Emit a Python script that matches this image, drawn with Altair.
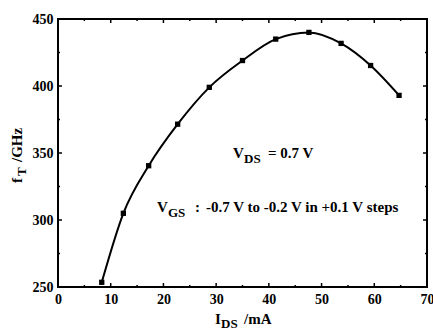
import altair as alt
import pandas as pd

# Data
ids_ma = [8.3, 12.4, 17.2, 22.7, 28.7, 35.0, 41.3, 47.6, 53.7, 59.3, 64.7]
ft_ghz = [253.5, 305.0, 340.5, 371.5, 399.0, 419.0, 435.0, 440.0, 431.8, 415.3, 393.0]

x_major = [0, 10, 20, 30, 40, 50, 60, 70]
x_minor = [5, 15, 25, 35, 45, 55, 65]
y_major = [250, 300, 350, 400, 450]
y_minor = [275, 325, 375, 425]

W, H = 369, 268
FONT = "Liberation Serif"

df = pd.DataFrame({"ids": ids_ma, "ft": ft_ghz})
xs = alt.Scale(domain=[0, 70], nice=False, zero=False)
ys = alt.Scale(domain=[250, 450], nice=False, zero=False)
x_axis = alt.Axis(values=x_major, title=None)
y_axis = alt.Axis(values=y_major, title=None)

base = alt.Chart(df)

line = base.mark_line(color="black", strokeWidth=2, interpolate="monotone").encode(
    x=alt.X("ids:Q", scale=xs, axis=x_axis),
    y=alt.Y("ft:Q", scale=ys, axis=y_axis),
)
pts = base.mark_point(shape="square", filled=True, color="black", size=28, opacity=1).encode(
    x=alt.X("ids:Q", scale=xs, axis=x_axis), y=alt.Y("ft:Q", scale=ys, axis=y_axis)
)


def xticks(vals, length):
    d = alt.Chart(pd.DataFrame({"t": vals}))
    bottom = d.mark_rule(color="black", strokeWidth=1.5).encode(
        x=alt.X("t:Q", scale=xs, axis=x_axis), y=alt.value(H), y2=alt.value(H - length))
    top = d.mark_rule(color="black", strokeWidth=1.5).encode(
        x=alt.X("t:Q", scale=xs, axis=x_axis), y=alt.value(0), y2=alt.value(length))
    return [bottom, top]


def yticks(vals, length):
    d = alt.Chart(pd.DataFrame({"t": vals}))
    left = d.mark_rule(color="black", strokeWidth=1.5).encode(
        y=alt.Y("t:Q", scale=ys, axis=y_axis), x=alt.value(0), x2=alt.value(length))
    right = d.mark_rule(color="black", strokeWidth=1.5).encode(
        y=alt.Y("t:Q", scale=ys, axis=y_axis), x=alt.value(W), x2=alt.value(W - length))
    return [left, right]


def label(text, x, y, size=15, angle=0):
    kw = {}
    if angle:
        kw["angle"] = angle
    return alt.Chart(pd.DataFrame({"a": [0]})).mark_text(
        text=text, font=FONT, fontWeight="bold", fontSize=size, color="black",
        align="left", baseline="alphabetic", **kw
    ).encode(x=alt.value(x), y=alt.value(y))


texts = [
    # V_DS = 0.7 V
    label("V", 175, 139),
    label("DS", 186, 144, 13),
    label("= 0.7 V", 210, 139),
    # V_GS : ...
    label("V", 99, 193),
    label("GS", 110, 198, 13),
    label(":", 137, 193),
    label("-0.7 V to -0.2 V in +0.1 V steps", 148, 193),
    # x title
    label("I", 157, 305),
    label("DS", 163, 309, 13),
    label("/mA", 186, 305),
    # y title (rotated)
    label("f", -36, 164, 15, 270),
    label("T", -32, 157, 13, 270),
    label("/GHz", -36, 143, 15, 270),
]

layers = [line, pts] + xticks(x_major, 4) + xticks(x_minor, 2) + yticks(y_major, 4) + yticks(y_minor, 2) + texts

chart = alt.layer(*layers).properties(
    width=W, height=H,
    autosize=alt.AutoSizeParams(type="none"),
    padding={"left": 58, "top": 19, "right": 6, "bottom": 43},
    background="white",
).configure_view(
    stroke="black", strokeWidth=2
).configure_axis(
    domain=False, ticks=False, grid=False, labelFont=FONT, labelFontWeight="bold",
    labelFontSize=14, labelPadding=5, labelColor="black", labelFlush=False,
)

chart.save("out.html", embed_options={"renderer": "svg", "actions": False})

—————

> [Task directions]
All of the lines above should be printed exactly, minus the pictures.

> [Exercise response]
Emit a Python script that matches this image, drawn with Altair.
import altair as alt
import pandas as pd

# Data
ids_ma = [8.3, 12.4, 17.2, 22.7, 28.7, 35.0, 41.3, 47.6, 53.7, 59.3, 64.7]
ft_ghz = [253.5, 305.0, 340.5, 371.5, 399.0, 419.0, 435.0, 440.0, 431.8, 415.3, 393.0]

x_major = [0, 10, 20, 30, 40, 50, 60, 70]
x_minor = [5, 15, 25, 35, 45, 55, 65]
y_major = [250, 300, 350, 400, 450]
y_minor = [275, 325, 375, 425]

W, H = 369, 268
FONT = "Liberation Serif"

df = pd.DataFrame({"ids": ids_ma, "ft": ft_ghz})
xs = alt.Scale(domain=[0, 70], nice=False, zero=False)
ys = alt.Scale(domain=[250, 450], nice=False, zero=False)
x_axis = alt.Axis(values=x_major, title=None)
y_axis = alt.Axis(values=y_major, title=None)

base = alt.Chart(df)

line = base.mark_line(color="black", strokeWidth=2, interpolate="monotone").encode(
    x=alt.X("ids:Q", scale=xs, axis=x_axis),
    y=alt.Y("ft:Q", scale=ys, axis=y_axis),
)
pts = base.mark_point(shape="square", filled=True, color="black", size=28, opacity=1).encode(
    x=alt.X("ids:Q", scale=xs, axis=x_axis), y=alt.Y("ft:Q", scale=ys, axis=y_axis)
)


def xticks(vals, length):
    d = alt.Chart(pd.DataFrame({"t": vals}))
    bottom = d.mark_rule(color="black", strokeWidth=1.5).encode(
        x=alt.X("t:Q", scale=xs, axis=x_axis), y=alt.value(H), y2=alt.value(H - length))
    top = d.mark_rule(color="black", strokeWidth=1.5).encode(
        x=alt.X("t:Q", scale=xs, axis=x_axis), y=alt.value(0), y2=alt.value(length))
    return [bottom, top]


def yticks(vals, length):
    d = alt.Chart(pd.DataFrame({"t": vals}))
    left = d.mark_rule(color="black", strokeWidth=1.5).encode(
        y=alt.Y("t:Q", scale=ys, axis=y_axis), x=alt.value(0), x2=alt.value(length))
    right = d.mark_rule(color="black", strokeWidth=1.5).encode(
        y=alt.Y("t:Q", scale=ys, axis=y_axis), x=alt.value(W), x2=alt.value(W - length))
    return [left, right]


def label(text, x, y, size=15, angle=0):
    kw = {}
    if angle:
        kw["angle"] = angle
    return alt.Chart(pd.DataFrame({"a": [0]})).mark_text(
        text=text, font=FONT, fontWeight="bold", fontSize=size, color="black",
        align="left", baseline="alphabetic", **kw
    ).encode(x=alt.value(x), y=alt.value(y))


texts = [
    # V_DS = 0.7 V
    label("V", 175, 139),
    label("DS", 186, 144, 13),
    label("= 0.7 V", 210, 139),
    # V_GS : ...
    label("V", 99, 193),
    label("GS", 110, 198, 13),
    label(":", 137, 193),
    label("-0.7 V to -0.2 V in +0.1 V steps", 148, 193),
    # x title
    label("I", 157, 305),
    label("DS", 163, 309, 13),
    label("/mA", 186, 305),
    # y title (rotated)
    label("f", -36, 164, 15, 270),
    label("T", -32, 157, 13, 270),
    label("/GHz", -36, 143, 15, 270),
]

layers = [line, pts] + xticks(x_major, 4) + xticks(x_minor, 2) + yticks(y_major, 4) + yticks(y_minor, 2) + texts

chart = alt.layer(*layers).properties(
    width=W, height=H,
    autosize=alt.AutoSizeParams(type="none"),
    padding={"left": 58, "top": 19, "right": 6, "bottom": 43},
    background="white",
).configure_view(
    stroke="black", strokeWidth=2
).configure_axis(
    domain=False, ticks=False, grid=False, labelFont=FONT, labelFontWeight="bold",
    labelFontSize=14, labelPadding=5, labelColor="black", labelFlush=False,
)

chart.save("out.html", embed_options={"renderer": "svg", "actions": False})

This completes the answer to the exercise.